[WORK INSTRUCTIONS]: The answer is one number: how many lines in the data below hold "with".

[START OF GIVEN DATA]

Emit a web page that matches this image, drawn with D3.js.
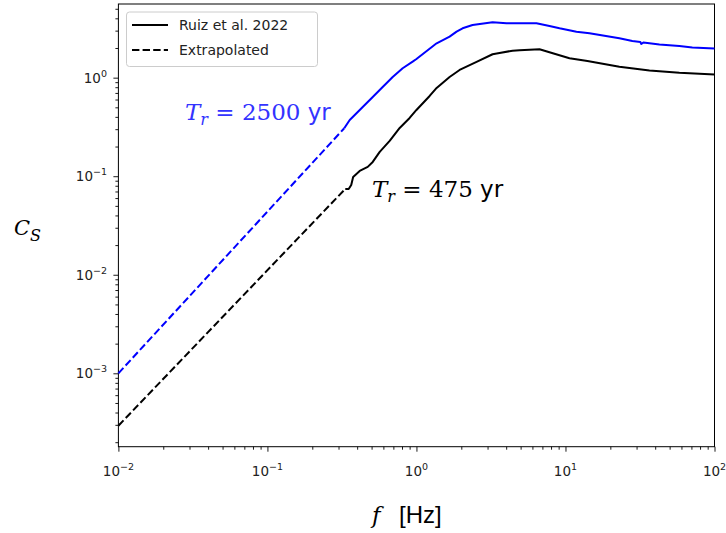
<!DOCTYPE html>
<html>
<head>
<meta charset="utf-8">
<script src="https://cdn.jsdelivr.net/npm/d3@7"></script>
<style>
  html, body { margin: 0; padding: 0; background: #fff; }
  svg { display: block; }
</style>
</head>
<body>
<svg id="chart" width="726" height="533"></svg>
<script>
// Seismic coefficient spectra, C_S vs frequency (log-log)
const freq475 = [0.333, 0.351, 0.365, 0.376, 0.416, 0.471, 0.509, 0.567, 0.661, 0.772, 0.900, 1.00, 1.226, 1.366,
                 1.669, 1.948, 2.532, 3.242, 3.61, 4.415, 4.917, 6.695, 8.22, 10.64, 14.04, 23.0, 36.6, 58.1, 100];
const cs475   = [0.0743, 0.0743, 0.0816, 0.0984, 0.1132, 0.1243, 0.1396, 0.1764, 0.228, 0.309, 0.390, 0.470, 0.652, 0.786,
                 1.016, 1.197, 1.443, 1.727, 1.78, 1.878, 1.90, 1.941, 1.768, 1.573, 1.477, 1.293, 1.183, 1.124, 1.078];

const freq2500 = [0.3277, 0.3353, 0.3566, 0.436, 0.509, 0.5935, 0.6927, 0.8082, 0.943, 1.00, 1.366, 1.669, 1.859, 2.04,
                  2.38, 3.242, 4.02, 6.39, 7.81, 9.12, 11.85, 14.49, 23.0, 28.1, 31.8, 32.3, 33.3, 42.7, 58.1, 71.0, 100];
const cs2500   = [0.3067, 0.3237, 0.3724, 0.5045, 0.637, 0.805, 1.016, 1.245, 1.453, 1.548, 2.233, 2.605, 2.928, 3.17,
                  3.423, 3.646, 3.562, 3.562, 3.345, 3.17, 2.928, 2.82, 2.51, 2.356, 2.302, 2.197, 2.275, 2.171, 2.097, 2.025, 1.978];

// Power-law extrapolation below the first tabulated frequency
const freqExtrap475  = [0.01, 0.333];
const csExtrap475    = [0.000294, 0.0743];
const freqExtrap2500 = [0.01, 0.3277];
const csExtrap2500   = [0.001, 0.3067];

const xTickExps = [-2, -1, 0, 1, 2];
const yTickExps = [-3, -2, -1, 0];
const legendLabels = ["Ruiz et al. 2022", "Extrapolated"];

const svg = d3.select("#chart");
const plotLeft = 118.4, plotRight = 714.5, plotTop = 4, plotBottom = 446.7;

const x = d3.scaleLog().domain([0.01, 100]).range([plotLeft, plotRight]);
const y = d3.scaleLog().domain([1.80e-4, 5.59]).range([plotBottom, plotTop]);

// minor tick values
function minors(lo, hi) {
  const out = [];
  for (let e = lo; e <= hi; e++) for (let m = 2; m <= 9; m++) out.push(m * Math.pow(10, e));
  return out;
}

// x axis
const gx = svg.append("g").attr("transform", `translate(0,${plotBottom})`);
gx.call(d3.axisBottom(x).tickValues(xTickExps.map(e => Math.pow(10, e))).tickFormat("").tickSize(5).tickSizeOuter(0));
const gxm = svg.append("g").attr("transform", `translate(0,${plotBottom})`);
gxm.call(d3.axisBottom(x).tickValues(minors(-2, 1).filter(v => v <= 100)).tickFormat("").tickSize(3).tickSizeOuter(0));

// y axis
const gy = svg.append("g").attr("transform", `translate(${plotLeft},0)`);
gy.call(d3.axisLeft(y).tickValues(yTickExps.map(e => Math.pow(10, e))).tickFormat("").tickSize(5).tickSizeOuter(0));
const gym = svg.append("g").attr("transform", `translate(${plotLeft},0)`);
gym.call(d3.axisLeft(y).tickValues(minors(-4, 0).filter(v => v >= 1.80e-4 && v <= 5.59)).tickFormat("").tickSize(3).tickSizeOuter(0));

svg.selectAll(".tick line").attr("stroke", "#000").attr("stroke-width", 0.9);
svg.selectAll(".domain").remove();

// frame
svg.append("rect").attr("x", plotLeft).attr("y", plotTop).attr("width", plotRight - plotLeft).attr("height", plotBottom - plotTop)
  .attr("fill", "none").attr("stroke", "#000").attr("stroke-width", 1);

// tick labels with superscripts
function powLabel(g, e, px, py, anchor) {
  const t = g.append("text").attr("x", px).attr("y", py).attr("text-anchor", anchor)
    .attr("font-family", "DejaVu Sans, sans-serif").attr("font-size", 13.5).attr("fill", "#222");
  t.append("tspan").text("10");
  t.append("tspan").attr("dy", -6).attr("font-size", 9.5).text(e < 0 ? "\u2212" + (-e) : String(e));
}
const labels = svg.append("g");
xTickExps.forEach(e => powLabel(labels, e, x(Math.pow(10, e)), 476, "middle"));
yTickExps.forEach(e => powLabel(labels, e, 107, y(Math.pow(10, e)) + 5, "end"));

// curves
const line = d3.line().x(d => x(d[0])).y(d => y(d[1]));
const zip = (a, b) => a.map((v, i) => [v, b[i]]);

svg.append("path").datum(zip(freqExtrap2500, csExtrap2500)).attr("d", line)
  .attr("fill", "none").attr("stroke", "#0000ff").attr("stroke-width", 2).attr("stroke-dasharray", "7.4,3.2");
svg.append("path").datum(zip(freqExtrap475, csExtrap475)).attr("d", line)
  .attr("fill", "none").attr("stroke", "#000").attr("stroke-width", 2).attr("stroke-dasharray", "7.4,3.2");
svg.append("path").datum(zip(freq2500, cs2500)).attr("d", line)
  .attr("fill", "none").attr("stroke", "#0000ff").attr("stroke-width", 2).attr("stroke-linejoin", "round");
svg.append("path").datum(zip(freq475, cs475)).attr("d", line)
  .attr("fill", "none").attr("stroke", "#000").attr("stroke-width", 2).attr("stroke-linejoin", "round");

// legend
const lg = svg.append("g");
lg.append("rect").attr("x", 126.5).attr("y", 12).attr("width", 191).attr("height", 54.5).attr("rx", 3)
  .attr("fill", "#fff").attr("fill-opacity", 0.8).attr("stroke", "#ccc").attr("stroke-width", 1);
legendLabels.forEach((lab, i) => {
  const cy = 25 + i * 25;
  lg.append("line").attr("x1", 132).attr("x2", 168).attr("y1", cy).attr("y2", cy)
    .attr("stroke", "#000").attr("stroke-width", 2).attr("stroke-dasharray", i ? "7.4,3.2" : null);
  lg.append("text").attr("x", 179).attr("y", cy + 5).attr("font-family", "DejaVu Sans, sans-serif")
    .attr("font-size", 14).attr("fill", "#222").text(lab);
});

// curve annotations
function trLabel(px, py, value, color) {
  const t = svg.append("text").attr("x", px).attr("y", py).attr("fill", color).attr("font-size", 23);
  t.append("tspan").attr("font-family", "DejaVu Serif, serif").attr("font-style", "italic").text("T");
  t.append("tspan").attr("font-family", "DejaVu Serif, serif").attr("font-style", "italic")
    .attr("font-size", 16).attr("dy", 5).text("r");
  t.append("tspan").attr("font-family", "DejaVu Serif, serif").attr("dy", -5).text(" = " + value + " ");
  t.append("tspan").attr("font-family", "DejaVu Sans, sans-serif").text("yr");
}
trLabel(185, 120, "2500", "#3333ff");
trLabel(372, 197, "475", "#000");

// axis titles
const yl = svg.append("text").attr("x", 14).attr("y", 235).attr("font-family", "DejaVu Serif, serif")
  .attr("font-style", "italic").attr("font-size", 21).attr("fill", "#000");
yl.append("tspan").text("C");
yl.append("tspan").attr("dy", 6).attr("font-size", 16).text("S");

svg.append("text").attr("x", 372).attr("y", 523).attr("font-family", "DejaVu Serif, serif")
  .attr("font-style", "italic").attr("font-size", 23).attr("fill", "#000").text("f");
svg.append("text").attr("x", 399).attr("y", 523).attr("font-family", "Liberation Sans, Arial, sans-serif")
  .attr("font-size", 24).attr("fill", "#000").text("[Hz]");
</script>
</body>
</html>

[END OF GIVEN DATA]

[RESULT]: 2